EXERCISE OBJECTIVE ▸ Retype only what runs from the first line of the listing to the line holding "import seaborn as sns", both included. Do not retype the pictures.

(begin)

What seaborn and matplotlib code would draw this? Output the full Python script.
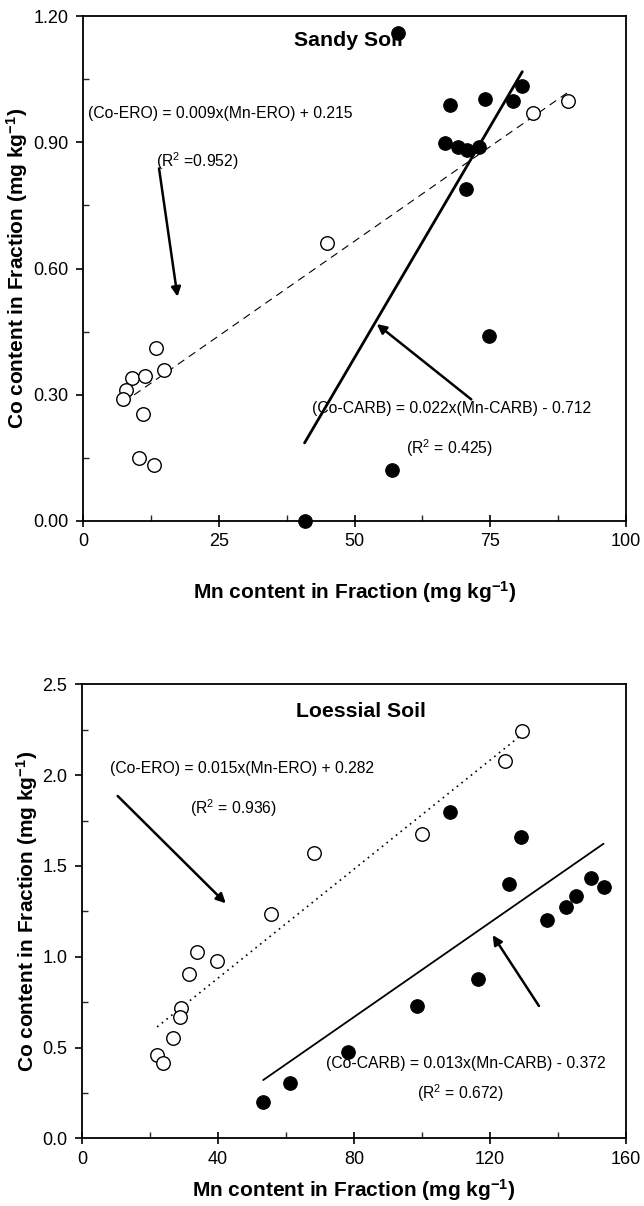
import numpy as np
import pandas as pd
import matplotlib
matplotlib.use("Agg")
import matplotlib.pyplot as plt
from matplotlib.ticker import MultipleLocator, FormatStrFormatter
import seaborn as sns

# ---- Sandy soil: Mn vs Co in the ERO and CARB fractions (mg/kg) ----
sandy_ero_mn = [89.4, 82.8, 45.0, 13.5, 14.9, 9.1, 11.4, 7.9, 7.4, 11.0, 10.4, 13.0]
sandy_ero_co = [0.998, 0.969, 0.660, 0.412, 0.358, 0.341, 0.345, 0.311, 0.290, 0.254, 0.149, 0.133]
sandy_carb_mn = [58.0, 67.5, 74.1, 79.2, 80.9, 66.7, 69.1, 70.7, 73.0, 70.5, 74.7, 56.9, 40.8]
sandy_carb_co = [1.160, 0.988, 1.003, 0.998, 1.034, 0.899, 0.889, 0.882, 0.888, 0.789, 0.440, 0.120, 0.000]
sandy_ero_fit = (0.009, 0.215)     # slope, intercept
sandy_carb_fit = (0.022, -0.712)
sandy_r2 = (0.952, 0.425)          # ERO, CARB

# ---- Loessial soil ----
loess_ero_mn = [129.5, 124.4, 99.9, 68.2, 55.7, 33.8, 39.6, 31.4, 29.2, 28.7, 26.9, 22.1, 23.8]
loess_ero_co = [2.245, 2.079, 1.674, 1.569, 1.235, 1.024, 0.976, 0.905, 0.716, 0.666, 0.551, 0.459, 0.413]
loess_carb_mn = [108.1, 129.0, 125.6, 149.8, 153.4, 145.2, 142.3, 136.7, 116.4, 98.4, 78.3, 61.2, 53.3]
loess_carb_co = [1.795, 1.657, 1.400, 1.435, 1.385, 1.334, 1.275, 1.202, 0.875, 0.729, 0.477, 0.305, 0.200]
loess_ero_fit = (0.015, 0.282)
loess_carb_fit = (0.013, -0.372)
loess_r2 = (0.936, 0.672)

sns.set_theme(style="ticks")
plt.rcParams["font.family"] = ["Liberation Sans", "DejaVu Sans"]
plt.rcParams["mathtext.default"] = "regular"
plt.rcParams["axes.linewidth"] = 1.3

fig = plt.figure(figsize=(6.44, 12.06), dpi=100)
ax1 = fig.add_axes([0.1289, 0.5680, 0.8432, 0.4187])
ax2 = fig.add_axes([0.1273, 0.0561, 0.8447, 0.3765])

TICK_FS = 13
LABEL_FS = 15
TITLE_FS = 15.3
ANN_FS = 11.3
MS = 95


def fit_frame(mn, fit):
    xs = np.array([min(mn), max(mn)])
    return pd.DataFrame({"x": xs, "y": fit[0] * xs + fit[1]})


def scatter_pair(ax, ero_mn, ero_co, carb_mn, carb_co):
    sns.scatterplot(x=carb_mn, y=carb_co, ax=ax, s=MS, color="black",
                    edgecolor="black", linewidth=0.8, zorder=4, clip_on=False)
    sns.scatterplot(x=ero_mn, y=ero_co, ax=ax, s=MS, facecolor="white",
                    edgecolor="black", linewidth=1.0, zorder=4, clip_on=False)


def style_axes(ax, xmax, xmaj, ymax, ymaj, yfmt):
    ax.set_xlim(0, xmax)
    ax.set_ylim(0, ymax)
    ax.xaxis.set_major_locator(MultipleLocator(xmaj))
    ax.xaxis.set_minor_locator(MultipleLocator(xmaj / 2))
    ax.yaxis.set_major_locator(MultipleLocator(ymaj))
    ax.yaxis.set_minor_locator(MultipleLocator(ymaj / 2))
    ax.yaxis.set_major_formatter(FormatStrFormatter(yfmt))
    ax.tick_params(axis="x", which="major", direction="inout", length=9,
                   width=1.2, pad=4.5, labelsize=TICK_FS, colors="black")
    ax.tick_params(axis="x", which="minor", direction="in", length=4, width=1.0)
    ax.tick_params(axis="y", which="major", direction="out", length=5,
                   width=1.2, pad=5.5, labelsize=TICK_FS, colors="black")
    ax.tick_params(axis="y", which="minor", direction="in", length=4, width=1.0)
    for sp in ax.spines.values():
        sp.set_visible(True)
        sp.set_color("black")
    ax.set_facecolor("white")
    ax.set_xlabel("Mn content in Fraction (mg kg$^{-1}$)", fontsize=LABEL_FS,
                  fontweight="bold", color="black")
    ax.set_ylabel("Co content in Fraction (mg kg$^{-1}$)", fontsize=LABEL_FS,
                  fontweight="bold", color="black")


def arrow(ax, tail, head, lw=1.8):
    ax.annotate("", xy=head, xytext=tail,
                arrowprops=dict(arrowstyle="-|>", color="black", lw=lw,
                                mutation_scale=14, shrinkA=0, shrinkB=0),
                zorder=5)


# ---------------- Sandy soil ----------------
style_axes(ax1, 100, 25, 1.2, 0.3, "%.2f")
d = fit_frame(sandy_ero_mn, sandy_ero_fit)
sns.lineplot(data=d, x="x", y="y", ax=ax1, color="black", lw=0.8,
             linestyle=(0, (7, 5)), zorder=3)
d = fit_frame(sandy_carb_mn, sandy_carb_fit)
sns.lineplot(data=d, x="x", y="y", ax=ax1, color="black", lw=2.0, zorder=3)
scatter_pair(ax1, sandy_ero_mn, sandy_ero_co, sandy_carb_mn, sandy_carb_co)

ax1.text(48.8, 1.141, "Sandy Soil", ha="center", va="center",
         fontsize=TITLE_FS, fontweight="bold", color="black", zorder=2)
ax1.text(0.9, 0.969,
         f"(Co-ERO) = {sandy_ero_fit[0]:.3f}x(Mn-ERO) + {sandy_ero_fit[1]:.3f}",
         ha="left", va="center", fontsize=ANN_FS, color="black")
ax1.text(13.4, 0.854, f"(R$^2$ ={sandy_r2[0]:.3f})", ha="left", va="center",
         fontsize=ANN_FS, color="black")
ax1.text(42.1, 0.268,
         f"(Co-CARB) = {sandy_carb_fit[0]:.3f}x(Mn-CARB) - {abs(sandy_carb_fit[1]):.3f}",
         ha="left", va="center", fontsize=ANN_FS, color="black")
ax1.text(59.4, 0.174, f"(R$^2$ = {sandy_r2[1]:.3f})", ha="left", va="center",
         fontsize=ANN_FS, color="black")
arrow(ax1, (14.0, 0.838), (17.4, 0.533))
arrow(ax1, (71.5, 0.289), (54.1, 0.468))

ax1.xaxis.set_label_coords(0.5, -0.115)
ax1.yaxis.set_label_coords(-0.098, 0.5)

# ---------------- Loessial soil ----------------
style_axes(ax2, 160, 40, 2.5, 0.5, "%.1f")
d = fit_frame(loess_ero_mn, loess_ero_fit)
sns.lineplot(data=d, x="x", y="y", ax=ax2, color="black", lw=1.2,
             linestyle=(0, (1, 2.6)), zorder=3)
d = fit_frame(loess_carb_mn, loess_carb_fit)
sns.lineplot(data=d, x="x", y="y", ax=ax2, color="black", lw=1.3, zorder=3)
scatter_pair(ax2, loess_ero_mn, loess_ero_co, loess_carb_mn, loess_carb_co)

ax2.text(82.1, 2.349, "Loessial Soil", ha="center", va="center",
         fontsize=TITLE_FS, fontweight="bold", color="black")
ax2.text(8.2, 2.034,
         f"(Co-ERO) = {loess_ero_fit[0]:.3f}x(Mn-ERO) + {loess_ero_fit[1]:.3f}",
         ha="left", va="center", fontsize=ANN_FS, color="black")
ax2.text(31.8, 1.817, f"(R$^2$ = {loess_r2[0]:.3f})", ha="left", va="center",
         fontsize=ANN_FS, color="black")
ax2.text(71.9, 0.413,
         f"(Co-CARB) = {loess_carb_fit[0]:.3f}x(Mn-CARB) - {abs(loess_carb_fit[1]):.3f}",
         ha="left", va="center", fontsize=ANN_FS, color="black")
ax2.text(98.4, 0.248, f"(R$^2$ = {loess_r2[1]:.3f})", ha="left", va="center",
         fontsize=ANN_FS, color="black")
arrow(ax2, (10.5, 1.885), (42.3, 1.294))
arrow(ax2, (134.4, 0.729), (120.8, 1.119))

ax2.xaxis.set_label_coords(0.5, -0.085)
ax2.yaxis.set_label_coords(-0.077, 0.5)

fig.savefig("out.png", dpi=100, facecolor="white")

(end)

COMPLETED EXERCISE ▸
What seaborn and matplotlib code would draw this? Output the full Python script.
import numpy as np
import pandas as pd
import matplotlib
matplotlib.use("Agg")
import matplotlib.pyplot as plt
from matplotlib.ticker import MultipleLocator, FormatStrFormatter
import seaborn as sns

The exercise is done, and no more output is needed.